Darkness Casts No Shadow is a roughly autobiographical story of Arnost’s escape from a freight train (carrying human passengers to Theisenstadt) with another young man. In class, we got the real biographical details, which have been merged and separated in the fiction. The escape was initiated by an American fighter who mistook the train as one ferrying soldiers, and Arnost and his companion (Manny and Danny in the story) watch while the bullets rip apart the prisoners in the early freight cars, deciding that they will risk jumping and running rather than wait for the sure death of the American’s bullets.

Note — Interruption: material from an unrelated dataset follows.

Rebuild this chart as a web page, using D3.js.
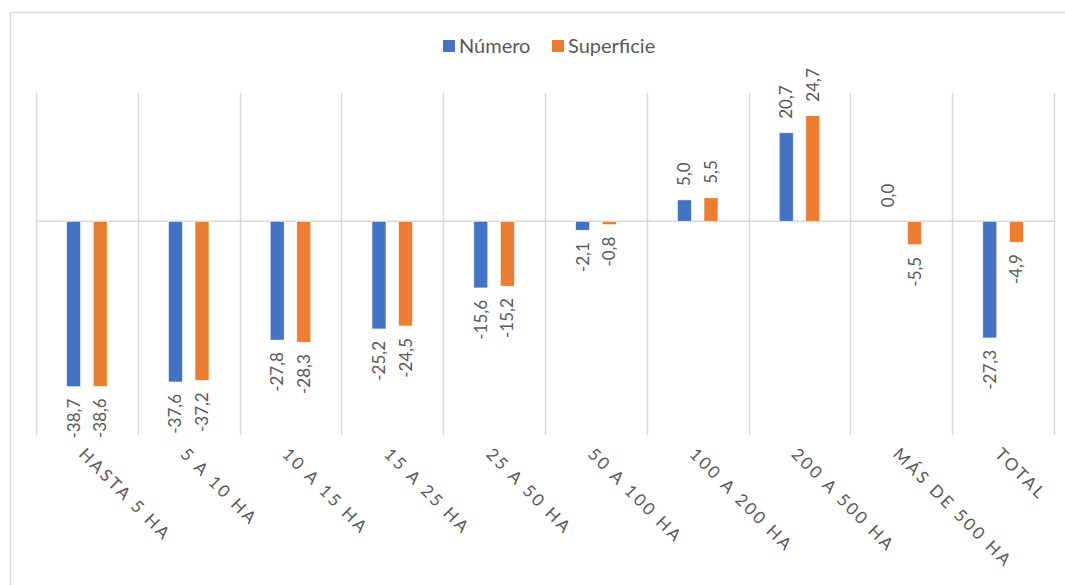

It’s an exciting tale of adventure, but the adrenaline is muted by the flashbacks that tell the background to the boys being on that freight car, including their former lives and the deaths of many of their family members. I’ve not read much Holocaust literature, for example, I’ve never read The Diary of Anne Frank, most of my knowledge regarding this time limited to The Hiding Place and documentaries (but not Schindler’s List, which I managed to avoid, somehow). This story is inherently sobering, making one stop and realize the day-to-day horror of the situation. This is not an anti-war story, but one promoting anti-brutality. It is also highly moralistic (in the best sense that all literature should have a moral underpinning). Yeah, I was impressed by it. The ending is a little open to interpretation; I know that Arnost and his friend survived, but the reader wonders if Manny and Danny escape. My feeling is that Arnost selected such an ambiguous ending to reflect the thousands of escapees, rather than just his particular experience. Some did survive; most did not.